I've seen stuff like this said before but I don't think it would work. Most citations are mixed in my experience. A few objections, a bunch of stuff you aren't commenting on, and some things you're building on. Or you agree with the raw data but completely disagree with the interpretation. Others are topical - see <work> for more information about <background>. Probably more patterns I'm not thinking of.

1 comments

Yes. We should record all of this, and turn them into easily browsable graphs/hypertext to easily assemble sets of papers to read/look into. At the very least things like 'background reading', 'further reading', 'supporting evidence' and 'addressed arguments' would be useful.

'We' meaning the librarians and archivists. You guys actually researching have more than enough to do.

Actually I think that's an intriguing idea for how to improve citations. Instead of a single <work> citation, have multiple <work, subset> citations that include a region of text as well as basic categorization of how the citation is being used in that instance.

I'm not sure if it would prove feasible in practice. It seems like it would aid the writing process in some cases by helping the author keep track of details. But in other cases maintaining all that metadata would become too much of a burden while writing, so it would get put off, and then it would all fall apart.
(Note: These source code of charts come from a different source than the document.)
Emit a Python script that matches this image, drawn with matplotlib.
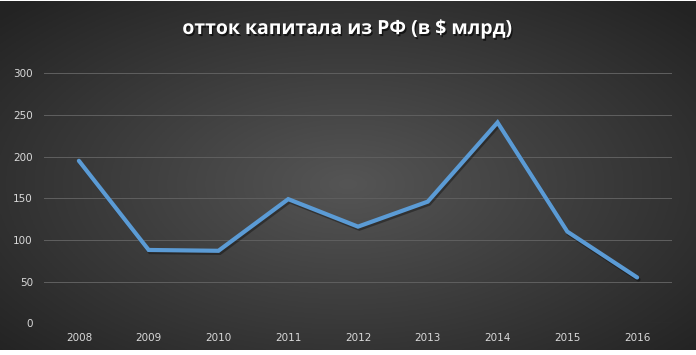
import numpy as np
import matplotlib
matplotlib.use('Agg')
import matplotlib.pyplot as plt
import matplotlib.patheffects as pe

# данные
years = ['2008', '2009', '2010', '2011', '2012', '2013', '2014', '2015', '2016']
ottok = [195, 88, 87, 149, 116, 146, 241, 110, 55]
y_ticks = [0, 50, 100, 150, 200, 250, 300]

fig = plt.figure(figsize=(6.96, 3.55), dpi=100)
fig.patch.set_facecolor('white')

# фон с радиальным градиентом
bg = fig.add_axes([0, 5/355, 1, 349/355])
bg.set_axis_off()
yy, xx = np.mgrid[-1:1:200j, -1:1:400j]
r = np.sqrt((xx * 0.95)**2 + ((yy - 0.05) * 0.9)**2)
r = np.clip(r / 1.3, 0, 1)
c0 = np.array([0x55, 0x55, 0x55]) / 255
c1 = np.array([0x23, 0x23, 0x23]) / 255
img = c0[None, None, :] * (1 - r[..., None]) + c1[None, None, :] * r[..., None]
bg.imshow(img, aspect='auto', extent=[0, 1, 0, 1])
bg.set_xlim(0, 1)
bg.set_ylim(0, 1)

ax = fig.add_axes([44/696, 31.7/355, 628/696, 250/355])
ax.patch.set_alpha(0)
x = np.arange(len(years))
ax.plot(x, ottok, color='#5B9BD5', linewidth=3, solid_capstyle='round',
        solid_joinstyle='miter',
        path_effects=[pe.SimpleLineShadow(offset=(1, -1.5), shadow_color='black', alpha=0.35),
                      pe.Normal()])
ax.set_xlim(-0.5, len(years) - 0.5)
ax.set_ylim(0, 300)
ax.set_yticks(y_ticks)
ax.set_xticks(x)
ax.set_xticklabels(years)
ax.grid(axis='y', color='#5e5e5e', linewidth=0.75)
ax.set_axisbelow(True)
for s in ax.spines.values():
    s.set_visible(False)
ax.tick_params(length=0, colors='#d9d9d9', labelsize=7.5)
ax.tick_params(axis='y', pad=8)
ax.tick_params(axis='x', pad=7)

fig.text(0.5, 1 - 29/355, 'отток капитала из РФ (в $ млрд)', ha='center', va='center',
         color='white', fontsize=14, fontweight='bold', family=['Open Sans', 'DejaVu Sans'],
         path_effects=[pe.withSimplePatchShadow(offset=(1, -1.5), shadow_rgbFace='black', alpha=0.6)])

fig.savefig('out.png', dpi=100, facecolor=fig.get_facecolor())
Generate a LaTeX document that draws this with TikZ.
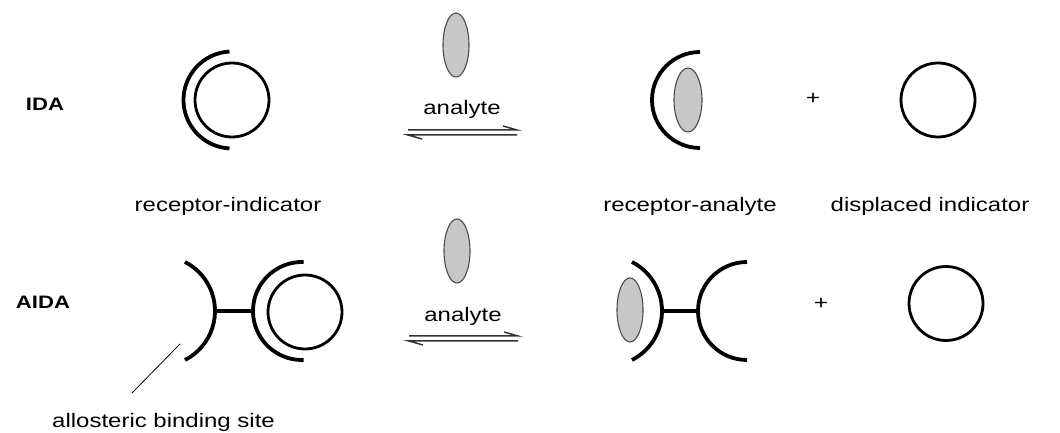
\documentclass[tikz,border=0pt]{standalone}
\usepackage{fontspec}
\setmainfont{Liberation Sans}[FakeStretch=1.23]
\usetikzlibrary{calc}
\tikzset{
  lbl/.style={inner sep=0pt, anchor=base, font=\fontsize{19.5}{22}\selectfont},
  rowlbl/.style={inner sep=0pt, anchor=base, font=\fontsize{18}{20}\selectfont\bfseries},
  ring/.style={line width=2.8pt, black},
  recarc/.style={line width=3.8pt, black},
  bar/.style={line width=3.8pt, black},
  analyte/.style={draw=black!70, line width=1.1pt, fill=black!22},
  eqline/.style={line width=1.5pt, black!80},
  pointer/.style={line width=0.8pt, black},
}
\begin{document}
\begin{tikzpicture}[x=1pt,y=1pt]
\useasboundingbox (0,0) rectangle (1060,433);
% ---------- IDA row ----------
\node[rowlbl] (ida) at (45,322) {IDA};
% receptor-indicator
\draw[ring] (232,333) circle[radius=37];
\draw[recarc] (232,333) ++(93:48.5) arc[start angle=93, end angle=267, radius=48.5];
% analyte above arrow
\draw[analyte] (456,388) ellipse[x radius=13, y radius=32];
\node[lbl] (an1) at (462,318) {analyte};
\coordinate (a1l) at (408,303); \coordinate (a1r) at (517,303);
\coordinate (b1l) at (408,298); \coordinate (b1r) at (517,298);
\draw[eqline] (a1l) -- (a1r) -- ++(-14,4);
\draw[eqline] (b1r) -- (b1l) -- ++(14,-4);
% receptor-analyte
\draw[recarc] (700,333) ++(90:48) arc[start angle=90, end angle=270, radius=48];
\draw[analyte] (688,333) ellipse[x radius=14, y radius=32];
\node[inner sep=0pt, font=\fontsize{19.5}{22}\selectfont] (plus1) at (813,334) {+};
\draw[ring] (938,333) circle[radius=37];
% labels
\node[lbl] (ri) at (228,221) {receptor-indicator};
\node[lbl] (ra) at (690,221) {receptor-analyte};
\node[lbl] (di) at (930,221) {displaced indicator};
% ---------- AIDA row ----------
\node[rowlbl] (aida) at (43,124) {AIDA};
% allosteric receptor-indicator
\draw[recarc] (160,122) ++(-63:55) arc[start angle=-63, end angle=63, radius=55];
\coordinate (barL1) at (215,122); \coordinate (barR1) at (253,122);
\draw[bar] (barL1) -- (barR1);
\draw[recarc] (302,122) ++(88:49) arc[start angle=88, end angle=272, radius=49];
\draw[ring] (305,121) circle[radius=37];
% analyte above arrow
\draw[analyte] (457,182) ellipse[x radius=13, y radius=32];
\node[lbl] (an2) at (463,111) {analyte};
\coordinate (a2l) at (409,97); \coordinate (a2r) at (518,97);
\coordinate (b2l) at (409,92); \coordinate (b2r) at (518,92);
\draw[eqline] (a2l) -- (a2r) -- ++(-14,4);
\draw[eqline] (b2r) -- (b2l) -- ++(14,-4);
% receptor with analyte at allosteric site
\draw[analyte] (630,123) ellipse[x radius=13, y radius=32];
\draw[recarc] (607,122) ++(-63:55) arc[start angle=-63, end angle=63, radius=55];
\coordinate (barL2) at (662,122); \coordinate (barR2) at (698,122);
\draw[bar] (barL2) -- (barR2);
\draw[recarc] (747,122) ++(90:49) arc[start angle=90, end angle=270, radius=49];
\node[inner sep=0pt, font=\fontsize{19.5}{22}\selectfont] (plus2) at (821,129) {+};
\draw[ring] (946,129.5) circle[radius=37];
% allosteric binding site pointer
\node[lbl, anchor=base west] (abs) at (52,5) {allosteric binding site};
\coordinate (ptrA) at (180,89); \coordinate (ptrB) at (132,40);
\draw[pointer] (ptrA) -- (ptrB);
\end{tikzpicture}
\end{document}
Very interesting to think about!

I was imagining a post-writing process akin to assigning a paper its DOI[0] or a book its cataloguing info. Citations as they are can be done by researchers without impacting the process because they're binary: Something either is cited or it isn't. It either contributed to the creation of the research or it didn't. This probably couldn't be done by the researchers, but you identified why: The citations are data but this would be metadata.

Definitely don't want to encourage papers to take even LONGER.